*Short exercise:*
Without the pictures, return all of the material exactly as written.
━━━━━ Information supplied ━━━━━
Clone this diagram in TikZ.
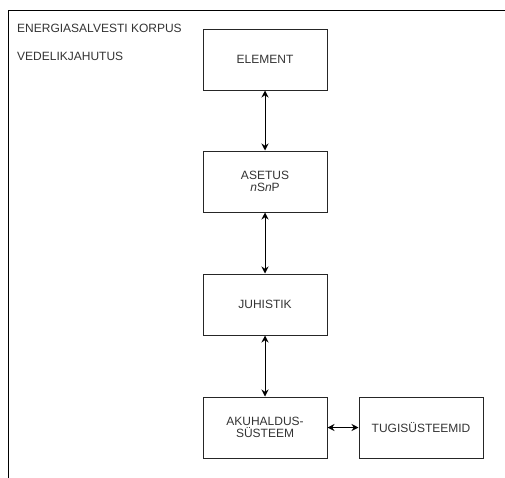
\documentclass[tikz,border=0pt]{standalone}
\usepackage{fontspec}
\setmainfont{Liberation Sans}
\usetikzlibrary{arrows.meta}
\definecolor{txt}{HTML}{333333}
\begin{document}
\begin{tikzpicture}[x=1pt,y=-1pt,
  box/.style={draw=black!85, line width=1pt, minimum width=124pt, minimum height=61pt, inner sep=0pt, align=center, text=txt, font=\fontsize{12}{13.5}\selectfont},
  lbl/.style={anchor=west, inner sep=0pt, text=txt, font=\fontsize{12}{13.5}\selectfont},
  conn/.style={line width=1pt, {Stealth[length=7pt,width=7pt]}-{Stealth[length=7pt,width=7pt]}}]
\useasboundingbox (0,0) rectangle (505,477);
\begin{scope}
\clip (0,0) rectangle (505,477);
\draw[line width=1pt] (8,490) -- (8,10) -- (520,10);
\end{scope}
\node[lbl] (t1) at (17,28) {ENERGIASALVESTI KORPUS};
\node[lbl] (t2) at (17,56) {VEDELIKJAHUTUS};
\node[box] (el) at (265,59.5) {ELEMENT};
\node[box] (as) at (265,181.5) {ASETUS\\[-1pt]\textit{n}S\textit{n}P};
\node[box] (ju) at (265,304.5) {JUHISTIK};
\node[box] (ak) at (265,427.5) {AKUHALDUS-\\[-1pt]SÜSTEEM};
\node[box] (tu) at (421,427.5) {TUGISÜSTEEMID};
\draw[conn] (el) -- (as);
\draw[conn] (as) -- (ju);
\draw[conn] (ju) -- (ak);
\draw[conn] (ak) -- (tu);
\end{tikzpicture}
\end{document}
━━━━━
*Solution to this task:*
Clone this diagram in TikZ.
\documentclass[tikz,border=0pt]{standalone}
\usepackage{fontspec}
\setmainfont{Liberation Sans}
\usetikzlibrary{arrows.meta}
\definecolor{txt}{HTML}{333333}
\begin{document}
\begin{tikzpicture}[x=1pt,y=-1pt,
  box/.style={draw=black!85, line width=1pt, minimum width=124pt, minimum height=61pt, inner sep=0pt, align=center, text=txt, font=\fontsize{12}{13.5}\selectfont},
  lbl/.style={anchor=west, inner sep=0pt, text=txt, font=\fontsize{12}{13.5}\selectfont},
  conn/.style={line width=1pt, {Stealth[length=7pt,width=7pt]}-{Stealth[length=7pt,width=7pt]}}]
\useasboundingbox (0,0) rectangle (505,477);
\begin{scope}
\clip (0,0) rectangle (505,477);
\draw[line width=1pt] (8,490) -- (8,10) -- (520,10);
\end{scope}
\node[lbl] (t1) at (17,28) {ENERGIASALVESTI KORPUS};
\node[lbl] (t2) at (17,56) {VEDELIKJAHUTUS};
\node[box] (el) at (265,59.5) {ELEMENT};
\node[box] (as) at (265,181.5) {ASETUS\\[-1pt]\textit{n}S\textit{n}P};
\node[box] (ju) at (265,304.5) {JUHISTIK};
\node[box] (ak) at (265,427.5) {AKUHALDUS-\\[-1pt]SÜSTEEM};
\node[box] (tu) at (421,427.5) {TUGISÜSTEEMID};
\draw[conn] (el) -- (as);
\draw[conn] (as) -- (ju);
\draw[conn] (ju) -- (ak);
\draw[conn] (ak) -- (tu);
\end{tikzpicture}
\end{document}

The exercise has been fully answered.